====== Source records
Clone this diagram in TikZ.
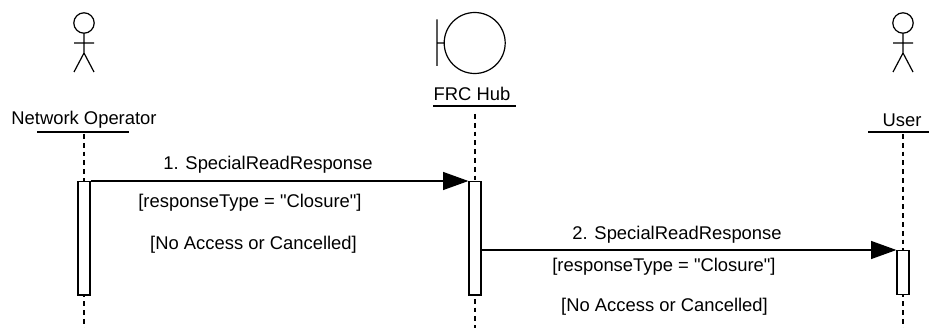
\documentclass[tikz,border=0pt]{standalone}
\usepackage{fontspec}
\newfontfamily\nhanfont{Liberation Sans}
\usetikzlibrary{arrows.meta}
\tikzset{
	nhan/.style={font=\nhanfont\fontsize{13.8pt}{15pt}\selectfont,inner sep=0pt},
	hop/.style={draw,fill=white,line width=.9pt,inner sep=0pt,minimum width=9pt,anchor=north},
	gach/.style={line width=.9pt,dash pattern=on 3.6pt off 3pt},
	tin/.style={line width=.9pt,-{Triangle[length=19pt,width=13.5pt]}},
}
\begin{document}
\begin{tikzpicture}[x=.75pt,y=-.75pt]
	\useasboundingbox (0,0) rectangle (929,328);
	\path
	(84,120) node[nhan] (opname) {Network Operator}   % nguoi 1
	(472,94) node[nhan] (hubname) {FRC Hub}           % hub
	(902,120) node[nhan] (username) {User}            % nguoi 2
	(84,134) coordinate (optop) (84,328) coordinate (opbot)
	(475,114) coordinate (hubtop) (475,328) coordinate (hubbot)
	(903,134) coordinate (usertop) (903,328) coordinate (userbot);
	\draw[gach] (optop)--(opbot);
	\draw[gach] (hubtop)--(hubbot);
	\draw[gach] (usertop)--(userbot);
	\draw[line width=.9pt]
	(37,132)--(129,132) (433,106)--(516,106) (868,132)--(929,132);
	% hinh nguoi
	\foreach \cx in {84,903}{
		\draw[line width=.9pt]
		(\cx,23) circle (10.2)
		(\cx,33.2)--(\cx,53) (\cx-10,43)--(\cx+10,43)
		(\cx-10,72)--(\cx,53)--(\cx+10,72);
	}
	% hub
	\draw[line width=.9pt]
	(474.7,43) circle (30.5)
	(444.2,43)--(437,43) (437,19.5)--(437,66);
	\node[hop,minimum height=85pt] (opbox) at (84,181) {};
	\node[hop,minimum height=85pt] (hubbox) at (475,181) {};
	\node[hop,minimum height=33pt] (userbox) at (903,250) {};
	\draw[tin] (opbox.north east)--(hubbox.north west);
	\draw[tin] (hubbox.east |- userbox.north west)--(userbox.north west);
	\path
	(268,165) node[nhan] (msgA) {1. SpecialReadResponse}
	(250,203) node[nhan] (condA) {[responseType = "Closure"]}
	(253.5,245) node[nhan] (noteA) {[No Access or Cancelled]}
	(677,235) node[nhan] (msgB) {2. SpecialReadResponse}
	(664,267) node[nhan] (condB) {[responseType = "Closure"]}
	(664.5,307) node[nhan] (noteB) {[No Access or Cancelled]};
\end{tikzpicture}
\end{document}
============
====== Source records
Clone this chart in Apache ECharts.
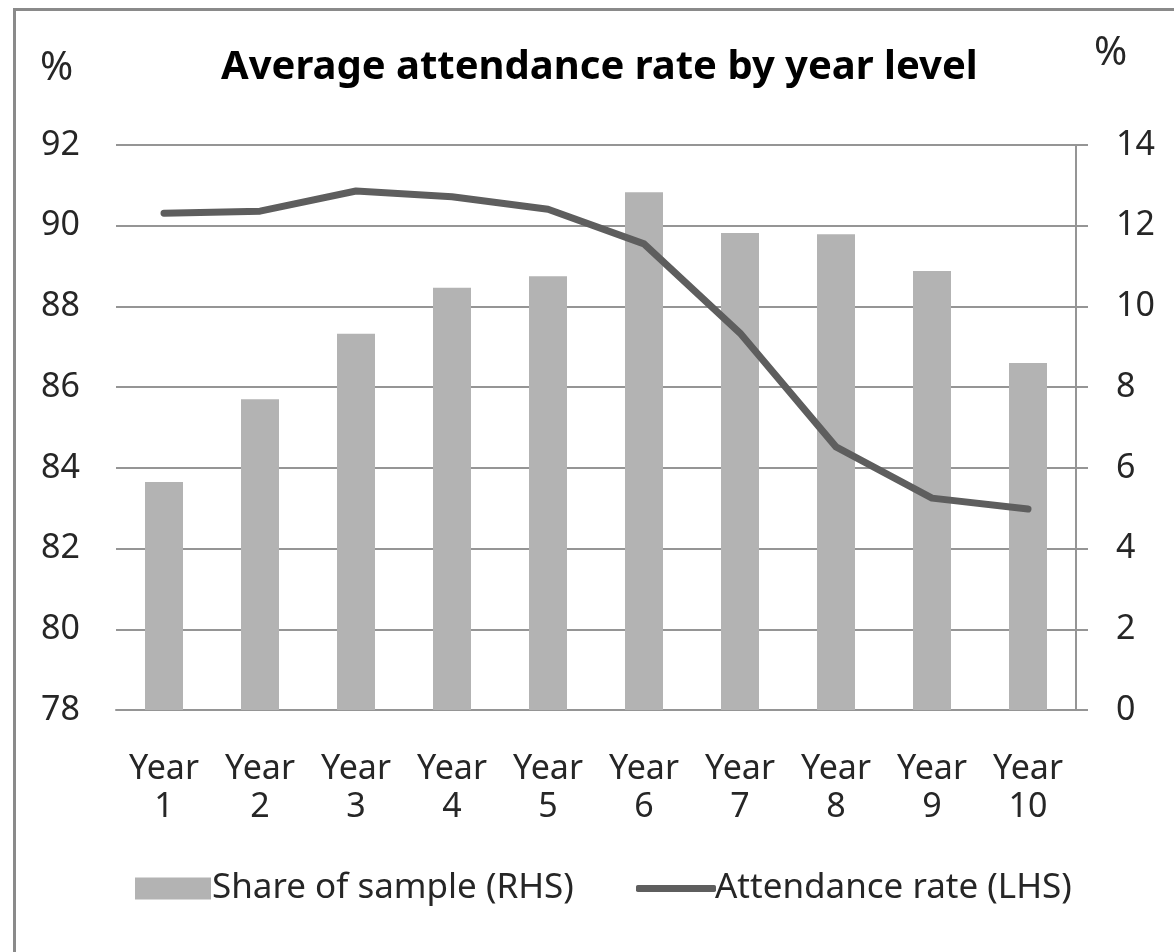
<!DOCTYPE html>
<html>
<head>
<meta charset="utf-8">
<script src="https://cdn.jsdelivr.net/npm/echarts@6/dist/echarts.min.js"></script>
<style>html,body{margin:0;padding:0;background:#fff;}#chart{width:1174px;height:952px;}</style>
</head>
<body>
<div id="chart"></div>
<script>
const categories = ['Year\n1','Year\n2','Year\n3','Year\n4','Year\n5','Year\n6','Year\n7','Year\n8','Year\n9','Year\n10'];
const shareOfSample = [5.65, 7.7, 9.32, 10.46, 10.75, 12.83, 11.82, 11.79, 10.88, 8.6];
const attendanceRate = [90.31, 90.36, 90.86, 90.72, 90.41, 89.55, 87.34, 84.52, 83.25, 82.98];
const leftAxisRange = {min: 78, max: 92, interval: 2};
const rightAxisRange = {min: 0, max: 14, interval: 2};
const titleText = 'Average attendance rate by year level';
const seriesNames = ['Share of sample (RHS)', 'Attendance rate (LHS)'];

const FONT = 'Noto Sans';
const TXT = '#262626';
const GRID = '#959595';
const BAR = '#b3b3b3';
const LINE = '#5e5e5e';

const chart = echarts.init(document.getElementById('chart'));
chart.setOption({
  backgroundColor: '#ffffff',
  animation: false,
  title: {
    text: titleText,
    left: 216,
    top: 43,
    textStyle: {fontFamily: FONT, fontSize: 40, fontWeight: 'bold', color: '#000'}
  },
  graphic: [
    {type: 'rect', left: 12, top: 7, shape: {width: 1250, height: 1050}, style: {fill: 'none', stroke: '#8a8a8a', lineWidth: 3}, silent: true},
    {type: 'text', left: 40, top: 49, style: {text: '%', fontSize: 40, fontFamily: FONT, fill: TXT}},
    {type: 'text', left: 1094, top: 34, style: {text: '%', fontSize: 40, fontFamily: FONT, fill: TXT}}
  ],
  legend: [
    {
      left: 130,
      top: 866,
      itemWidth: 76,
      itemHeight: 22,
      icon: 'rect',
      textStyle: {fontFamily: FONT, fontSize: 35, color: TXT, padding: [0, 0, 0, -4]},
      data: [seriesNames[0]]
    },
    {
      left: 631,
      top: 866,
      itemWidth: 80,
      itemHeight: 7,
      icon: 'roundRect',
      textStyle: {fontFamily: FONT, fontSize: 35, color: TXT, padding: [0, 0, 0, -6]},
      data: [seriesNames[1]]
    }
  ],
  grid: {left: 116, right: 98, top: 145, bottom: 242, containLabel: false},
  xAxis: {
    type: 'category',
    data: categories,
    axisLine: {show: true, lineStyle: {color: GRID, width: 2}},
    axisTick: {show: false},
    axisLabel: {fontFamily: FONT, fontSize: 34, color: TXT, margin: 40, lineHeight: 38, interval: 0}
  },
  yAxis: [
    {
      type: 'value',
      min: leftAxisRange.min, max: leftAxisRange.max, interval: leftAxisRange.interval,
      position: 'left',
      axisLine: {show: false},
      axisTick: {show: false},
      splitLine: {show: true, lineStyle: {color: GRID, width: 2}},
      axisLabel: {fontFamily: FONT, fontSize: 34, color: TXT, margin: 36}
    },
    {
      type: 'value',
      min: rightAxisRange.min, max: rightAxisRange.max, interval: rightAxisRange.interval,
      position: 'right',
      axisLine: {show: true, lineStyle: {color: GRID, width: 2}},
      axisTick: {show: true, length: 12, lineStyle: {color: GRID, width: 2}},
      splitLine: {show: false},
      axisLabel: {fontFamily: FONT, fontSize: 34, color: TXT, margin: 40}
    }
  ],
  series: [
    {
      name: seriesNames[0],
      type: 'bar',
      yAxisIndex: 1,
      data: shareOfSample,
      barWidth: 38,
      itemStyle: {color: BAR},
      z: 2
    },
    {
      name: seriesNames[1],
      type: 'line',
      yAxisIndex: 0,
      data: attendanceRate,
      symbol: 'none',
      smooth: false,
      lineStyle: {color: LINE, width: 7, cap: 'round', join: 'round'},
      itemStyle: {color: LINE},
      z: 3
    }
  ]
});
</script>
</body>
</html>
============
====== Source records
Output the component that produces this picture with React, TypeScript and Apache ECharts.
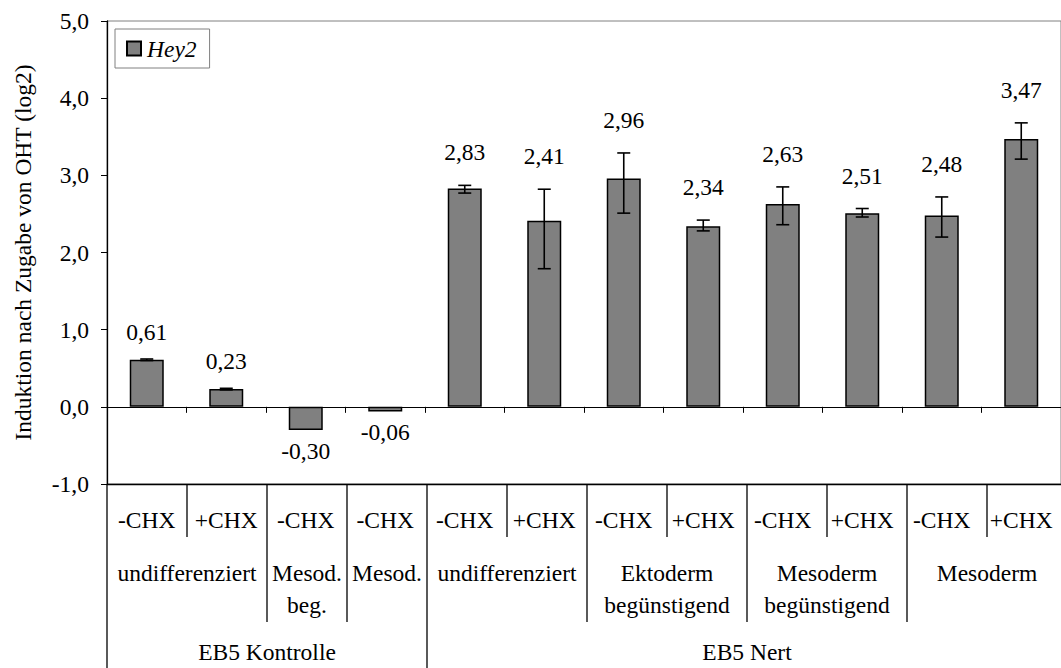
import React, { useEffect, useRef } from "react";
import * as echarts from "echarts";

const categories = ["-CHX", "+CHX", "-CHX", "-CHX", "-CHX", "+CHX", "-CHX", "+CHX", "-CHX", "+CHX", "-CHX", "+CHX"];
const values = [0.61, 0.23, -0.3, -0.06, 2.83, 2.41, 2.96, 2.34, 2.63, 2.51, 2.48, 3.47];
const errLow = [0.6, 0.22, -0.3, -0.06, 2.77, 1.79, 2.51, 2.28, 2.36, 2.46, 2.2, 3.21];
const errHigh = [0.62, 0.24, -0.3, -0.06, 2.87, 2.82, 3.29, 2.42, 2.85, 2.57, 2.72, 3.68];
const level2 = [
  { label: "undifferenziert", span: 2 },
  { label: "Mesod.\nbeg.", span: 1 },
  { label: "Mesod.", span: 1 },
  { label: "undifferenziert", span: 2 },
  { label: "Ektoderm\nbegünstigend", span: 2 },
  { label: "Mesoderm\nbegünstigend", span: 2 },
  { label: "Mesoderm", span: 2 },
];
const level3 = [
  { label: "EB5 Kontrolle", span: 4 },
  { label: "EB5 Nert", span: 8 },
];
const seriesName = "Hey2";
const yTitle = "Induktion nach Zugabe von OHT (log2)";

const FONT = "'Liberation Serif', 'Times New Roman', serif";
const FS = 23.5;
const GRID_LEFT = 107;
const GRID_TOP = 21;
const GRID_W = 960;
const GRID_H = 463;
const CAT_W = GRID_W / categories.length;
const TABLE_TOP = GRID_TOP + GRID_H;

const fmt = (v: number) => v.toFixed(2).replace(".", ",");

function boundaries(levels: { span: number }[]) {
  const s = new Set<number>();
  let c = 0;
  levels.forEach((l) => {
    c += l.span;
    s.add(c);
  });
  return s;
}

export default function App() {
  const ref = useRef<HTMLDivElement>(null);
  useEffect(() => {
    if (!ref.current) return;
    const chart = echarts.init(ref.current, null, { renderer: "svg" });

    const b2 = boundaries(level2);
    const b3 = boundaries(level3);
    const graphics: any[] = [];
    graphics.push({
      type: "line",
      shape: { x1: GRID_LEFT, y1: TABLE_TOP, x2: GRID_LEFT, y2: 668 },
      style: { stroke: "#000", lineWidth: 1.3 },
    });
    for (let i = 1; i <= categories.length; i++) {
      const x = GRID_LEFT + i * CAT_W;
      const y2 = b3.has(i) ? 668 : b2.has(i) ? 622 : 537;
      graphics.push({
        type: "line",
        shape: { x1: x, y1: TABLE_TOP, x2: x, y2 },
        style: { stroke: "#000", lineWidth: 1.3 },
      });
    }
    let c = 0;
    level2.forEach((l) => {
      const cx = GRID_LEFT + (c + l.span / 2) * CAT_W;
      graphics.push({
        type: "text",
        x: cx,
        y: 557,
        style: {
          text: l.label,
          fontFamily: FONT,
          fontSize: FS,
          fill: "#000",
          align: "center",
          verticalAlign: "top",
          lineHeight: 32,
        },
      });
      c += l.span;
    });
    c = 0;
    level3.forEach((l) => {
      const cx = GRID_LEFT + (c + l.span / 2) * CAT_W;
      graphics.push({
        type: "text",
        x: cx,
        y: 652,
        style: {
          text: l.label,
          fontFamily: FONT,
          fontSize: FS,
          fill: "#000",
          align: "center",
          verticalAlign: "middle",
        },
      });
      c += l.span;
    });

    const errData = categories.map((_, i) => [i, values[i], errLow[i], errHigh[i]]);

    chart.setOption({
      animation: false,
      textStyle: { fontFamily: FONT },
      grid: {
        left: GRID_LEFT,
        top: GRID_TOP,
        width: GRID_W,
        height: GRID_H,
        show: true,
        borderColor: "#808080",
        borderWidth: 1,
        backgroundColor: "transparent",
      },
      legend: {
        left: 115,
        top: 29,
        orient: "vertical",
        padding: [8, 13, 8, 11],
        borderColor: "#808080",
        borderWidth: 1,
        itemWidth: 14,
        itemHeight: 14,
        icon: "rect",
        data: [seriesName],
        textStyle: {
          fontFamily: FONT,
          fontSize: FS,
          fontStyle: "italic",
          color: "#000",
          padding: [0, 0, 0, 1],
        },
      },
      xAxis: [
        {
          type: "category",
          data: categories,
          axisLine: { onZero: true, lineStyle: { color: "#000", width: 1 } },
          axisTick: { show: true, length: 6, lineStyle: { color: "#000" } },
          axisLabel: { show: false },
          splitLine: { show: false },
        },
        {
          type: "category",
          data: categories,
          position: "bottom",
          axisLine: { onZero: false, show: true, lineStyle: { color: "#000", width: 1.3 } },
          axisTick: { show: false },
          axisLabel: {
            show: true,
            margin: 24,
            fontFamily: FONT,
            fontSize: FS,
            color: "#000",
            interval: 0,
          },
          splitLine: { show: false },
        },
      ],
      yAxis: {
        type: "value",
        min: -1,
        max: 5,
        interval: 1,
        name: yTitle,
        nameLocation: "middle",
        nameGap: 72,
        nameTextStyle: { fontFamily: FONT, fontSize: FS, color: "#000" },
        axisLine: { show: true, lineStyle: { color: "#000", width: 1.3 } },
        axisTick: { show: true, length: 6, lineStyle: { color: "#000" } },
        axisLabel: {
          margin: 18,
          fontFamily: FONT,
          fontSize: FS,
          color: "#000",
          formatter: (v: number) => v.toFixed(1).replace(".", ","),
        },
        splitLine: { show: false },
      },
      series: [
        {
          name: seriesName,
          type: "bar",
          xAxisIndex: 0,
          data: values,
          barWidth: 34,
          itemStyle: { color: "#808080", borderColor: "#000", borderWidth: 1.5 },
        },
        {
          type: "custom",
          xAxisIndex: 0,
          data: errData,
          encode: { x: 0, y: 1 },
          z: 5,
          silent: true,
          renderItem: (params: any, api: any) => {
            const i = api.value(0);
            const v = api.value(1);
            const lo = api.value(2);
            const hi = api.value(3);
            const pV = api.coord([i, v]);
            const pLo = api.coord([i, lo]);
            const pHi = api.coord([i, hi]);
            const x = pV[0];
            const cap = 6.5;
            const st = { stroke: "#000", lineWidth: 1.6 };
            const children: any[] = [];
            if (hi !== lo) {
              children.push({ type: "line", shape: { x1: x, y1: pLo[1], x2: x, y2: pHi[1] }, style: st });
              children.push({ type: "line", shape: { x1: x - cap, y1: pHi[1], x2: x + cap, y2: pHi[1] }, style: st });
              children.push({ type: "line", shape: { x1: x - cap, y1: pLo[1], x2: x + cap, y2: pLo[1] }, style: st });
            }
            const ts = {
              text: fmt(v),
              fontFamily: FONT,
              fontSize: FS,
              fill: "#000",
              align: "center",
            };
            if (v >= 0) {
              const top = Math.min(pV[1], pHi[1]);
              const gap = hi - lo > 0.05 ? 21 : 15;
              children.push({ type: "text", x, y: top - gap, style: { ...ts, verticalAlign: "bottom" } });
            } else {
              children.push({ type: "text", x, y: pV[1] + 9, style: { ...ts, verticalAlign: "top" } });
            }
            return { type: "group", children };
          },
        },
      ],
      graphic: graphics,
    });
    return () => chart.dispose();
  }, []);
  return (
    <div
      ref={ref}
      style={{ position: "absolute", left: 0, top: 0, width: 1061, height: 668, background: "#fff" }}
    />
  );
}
============
* [What to produce]: Leave the pictures aside and restate exactly the lines from the one containing "Output the component" to the one containing "nach Zugabe von", those two lines included.

* [Full solution]:
Output the component that produces this picture with React, TypeScript and Apache ECharts.
import React, { useEffect, useRef } from "react";
import * as echarts from "echarts";

const categories = ["-CHX", "+CHX", "-CHX", "-CHX", "-CHX", "+CHX", "-CHX", "+CHX", "-CHX", "+CHX", "-CHX", "+CHX"];
const values = [0.61, 0.23, -0.3, -0.06, 2.83, 2.41, 2.96, 2.34, 2.63, 2.51, 2.48, 3.47];
const errLow = [0.6, 0.22, -0.3, -0.06, 2.77, 1.79, 2.51, 2.28, 2.36, 2.46, 2.2, 3.21];
const errHigh = [0.62, 0.24, -0.3, -0.06, 2.87, 2.82, 3.29, 2.42, 2.85, 2.57, 2.72, 3.68];
const level2 = [
  { label: "undifferenziert", span: 2 },
  { label: "Mesod.\nbeg.", span: 1 },
  { label: "Mesod.", span: 1 },
  { label: "undifferenziert", span: 2 },
  { label: "Ektoderm\nbegünstigend", span: 2 },
  { label: "Mesoderm\nbegünstigend", span: 2 },
  { label: "Mesoderm", span: 2 },
];
const level3 = [
  { label: "EB5 Kontrolle", span: 4 },
  { label: "EB5 Nert", span: 8 },
];
const seriesName = "Hey2";
const yTitle = "Induktion nach Zugabe von OHT (log2)";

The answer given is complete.